Not going to happen unless MS itself shuts down or they decide to exit the desktop OS market.

Are you saying that you think they'll re-extend the Windows 7 extended support period, or did you assume that I was talking about Windows 10?

I am assuming you are talking about Win10. Because you should not be using deprecated software on the internet.

Until January 2020, Microsoft is producing security patches for Windows 7. I'll continue using it until that time. Past that point, it'll be a fallback for software that I can't get running under Linux (similar to the positions that XP, 98, and DOS fill for me).

If Microsoft only wants to support new software, they should make new software that people want to switch to without being tricked, forced, and coerced into it.

Have you ever been infected like that? I was in 2001 with Code Red, in a perfectly updated Windows 2000 based network. The lessons learned helped me to get to know what I'm doing if I want to use unsupported software in parts of the internet. The thing is it can be done with a reasonable hope of success. Reversing polio, not really.

BTW, I'm hiding KB2976978 (still can do it) as I write this. If I can't block any update I don't like I'm not interested in your product. Life's too short for this kind of BS.

Except this "vaccine" really does cause autism, or the digital equivalent thereof.

Oh, and the doctor administers it by sneaking into your kid's bedroom with a needle in the middle of the night, coming in through a window if you locked the front door.

Other than that, yeah, perfect analogy.

It may not be Microsoft's right to decide when or how to patch your computer but from a public health point of view, sane policies already dictate mandatory vaccination. Perhaps you would be happier with the government enforcing mandatory patching to be able to connect to the internet?

If software updates/upgrades can be cleanly separated into security fix vs new features/removal of old features, then I think it may be reasonable for governments to enforce mandatory patching.

Unfortunately, software doesn't work like that. It's hard (if not completely impossible) to separate security from feature updates.

You'll likely need to cherry pick git commits and build the software yourself. I don't know of any sane person who would spend the time to do that.

The main issue is that MS is forcing full updates not only security updates, you won't like it if your computer can't boot or for some reason MS changed the GUI,broke something you depended on.
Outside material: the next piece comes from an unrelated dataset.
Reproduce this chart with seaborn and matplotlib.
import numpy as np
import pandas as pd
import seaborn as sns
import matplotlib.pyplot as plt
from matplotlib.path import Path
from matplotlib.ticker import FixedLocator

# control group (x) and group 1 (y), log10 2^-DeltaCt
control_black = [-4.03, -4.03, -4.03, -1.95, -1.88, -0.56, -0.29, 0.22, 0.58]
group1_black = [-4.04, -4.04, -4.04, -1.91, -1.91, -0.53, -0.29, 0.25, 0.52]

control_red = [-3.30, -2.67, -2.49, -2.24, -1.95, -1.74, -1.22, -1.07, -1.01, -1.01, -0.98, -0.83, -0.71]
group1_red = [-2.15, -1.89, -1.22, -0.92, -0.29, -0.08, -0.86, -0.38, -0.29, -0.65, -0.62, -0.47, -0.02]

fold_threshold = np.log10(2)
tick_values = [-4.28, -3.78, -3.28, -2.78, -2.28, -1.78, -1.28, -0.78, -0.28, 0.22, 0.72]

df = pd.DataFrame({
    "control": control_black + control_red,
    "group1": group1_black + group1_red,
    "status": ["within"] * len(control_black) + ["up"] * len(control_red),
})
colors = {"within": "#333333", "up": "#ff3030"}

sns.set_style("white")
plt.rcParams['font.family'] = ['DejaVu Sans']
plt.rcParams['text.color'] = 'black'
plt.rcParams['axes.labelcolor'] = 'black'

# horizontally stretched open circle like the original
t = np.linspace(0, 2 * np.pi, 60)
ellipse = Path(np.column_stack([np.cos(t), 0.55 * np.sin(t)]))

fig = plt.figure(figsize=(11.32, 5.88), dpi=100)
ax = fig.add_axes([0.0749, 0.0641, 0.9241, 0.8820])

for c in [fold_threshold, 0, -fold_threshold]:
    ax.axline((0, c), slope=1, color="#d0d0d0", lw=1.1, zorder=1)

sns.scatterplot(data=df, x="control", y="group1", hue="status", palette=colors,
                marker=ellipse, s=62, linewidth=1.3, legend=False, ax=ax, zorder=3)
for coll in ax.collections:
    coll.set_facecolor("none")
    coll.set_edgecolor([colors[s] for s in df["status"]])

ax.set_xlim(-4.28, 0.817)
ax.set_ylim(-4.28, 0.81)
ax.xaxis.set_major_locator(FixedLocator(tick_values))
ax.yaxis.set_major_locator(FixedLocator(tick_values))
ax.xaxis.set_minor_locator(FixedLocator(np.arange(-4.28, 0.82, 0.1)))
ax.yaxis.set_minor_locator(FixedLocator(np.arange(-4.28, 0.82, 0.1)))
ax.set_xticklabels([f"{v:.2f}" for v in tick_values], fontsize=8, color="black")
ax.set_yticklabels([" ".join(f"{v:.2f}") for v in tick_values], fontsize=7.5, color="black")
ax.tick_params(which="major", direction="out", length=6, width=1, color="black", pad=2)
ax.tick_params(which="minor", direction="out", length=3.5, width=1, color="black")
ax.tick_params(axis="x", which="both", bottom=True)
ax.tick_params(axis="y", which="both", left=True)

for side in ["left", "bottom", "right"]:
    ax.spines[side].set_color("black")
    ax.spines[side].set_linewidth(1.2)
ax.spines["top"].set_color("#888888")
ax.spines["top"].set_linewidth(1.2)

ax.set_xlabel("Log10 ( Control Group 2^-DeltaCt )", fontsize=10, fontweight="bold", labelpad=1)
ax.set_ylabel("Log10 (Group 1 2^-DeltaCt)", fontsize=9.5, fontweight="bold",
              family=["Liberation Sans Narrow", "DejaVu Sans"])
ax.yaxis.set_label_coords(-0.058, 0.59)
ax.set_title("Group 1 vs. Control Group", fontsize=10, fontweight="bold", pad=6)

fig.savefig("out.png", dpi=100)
There are legitimate cases where you need to avoid an update, if you remember a month ago when the meltdown/specter patches were pushed out some PCs did not boot, if you have your scenario where everyone is forced to update then people with affected hardware can't rollback because the update will be forced again on them, the PC would be unusable until a new update fixes the bug.

Similar bugs with non booting PCs, display drivers not working, other hardware not working, performance loses happened many times after updates, so you need to allow the rollback functionality to work.
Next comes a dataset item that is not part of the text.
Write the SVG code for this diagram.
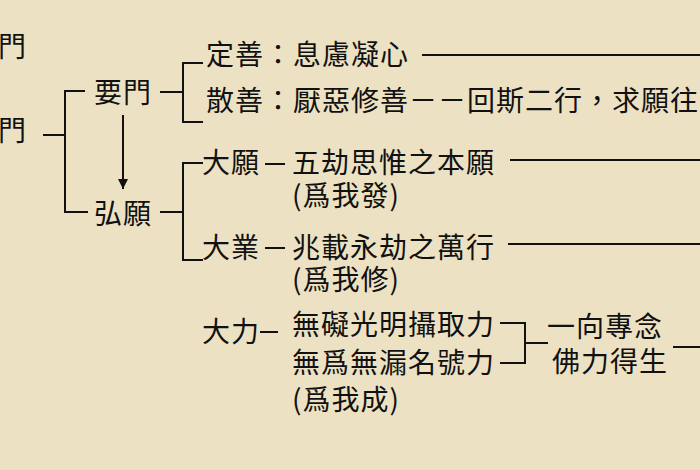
<svg xmlns="http://www.w3.org/2000/svg" width="700" height="470" viewBox="0 0 700 470">
<style>
text{font-family:"Noto Sans CJK TC","Noto Sans CJK SC",sans-serif;font-size:28px;letter-spacing:1px;fill:#111}
.c line,.c path{stroke:#111;stroke-width:2;fill:none}
</style>
<defs>
<marker id="ah" markerWidth="10" markerHeight="10" refX="10" refY="5" orient="auto" markerUnits="userSpaceOnUse" viewBox="0 0 10 10">
<path d="M0,0 L10,5 L0,10 Z" fill="#111"/>
</marker>
</defs>
<rect width="700" height="470" fill="#EDE1C3"/>
<g id="n-men1"><text x="-2" y="57">門</text></g>
<g id="n-men2"><text x="-2" y="141">門</text></g>
<g id="n-yaomen"><text x="94" y="103">要門</text></g>
<g id="n-hongyuan"><text x="94" y="224">弘願</text></g>
<g id="n-dingshan"><text x="206" y="65">定善：息慮凝心</text></g>
<g id="n-sanshan"><text x="206" y="111">散善：厭惡修善－－回斯二行，求願往</text></g>
<g id="n-dayuan"><text x="202" y="173">大願</text></g>
<g id="n-wujie"><text x="292" y="173">五劫思惟之本願</text><text x="292" y="206">(爲我發)</text></g>
<g id="n-daye"><text x="202" y="258">大業</text></g>
<g id="n-zhaozai"><text x="292" y="258">兆載永劫之萬行</text><text x="292" y="290">(爲我修)</text></g>
<g id="n-dali"><text x="202" y="342">大力</text></g>
<g id="n-wuai"><text x="292" y="335">無礙光明攝取力</text><text x="292" y="373">無爲無漏名號力</text><text x="292" y="410">(爲我成)</text></g>
<g id="n-yixiang"><text x="547" y="337">一向專念</text><text x="552" y="372">佛力得生</text></g>
<g class="c" id="connectors">
<path d="M43,135 H65 M85,91 H65 V212 H88"/>
<line x1="123" y1="115" x2="123" y2="189" marker-end="url(#ah)"/>
<path d="M160,92 H183 M203,63 H183 V122 H203"/>
<path d="M160,212 H183 M203,163 H183 V260 H203"/>
<line x1="422" y1="55" x2="700" y2="55"/>
<line x1="265" y1="164" x2="285" y2="164"/>
<line x1="510" y1="160" x2="700" y2="160"/>
<line x1="265" y1="248" x2="285" y2="248"/>
<line x1="508" y1="244" x2="700" y2="244"/>
<line x1="260" y1="332" x2="278" y2="332"/>
<path d="M500,323 H525 V363 H500 M525,343 H548"/>
<line x1="673" y1="347" x2="700" y2="347"/>
</g>
</svg>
A solution that would help in this case is implemented in some major linux distributions where you can chose to install only the security updates, this means more work for Microsoft but if Red Hat and others can spend the time to backport security fixes to the Linux kernel then MS should be able to do the same. I am aware of the downsides of this, but enterprise customers should ask for the security fixes only and not for all the eye candy changes and if enterprise get this special security fixes then the other users should have the option to get them too, paid customers should not be forced to run on bleeding edge.

The very idea of banning unapproved OS's on a public network seems very at odds with the spirit of the open source community.

I think you are conflating "internet" with "open source community". There is no relation. We are talking about the public internet and what we need to do to maintain it.

There may be no formal relation between internet and open source, but open source ethos seems pretty key to the HN community as a whole. It is part of why we come to this site in the first place.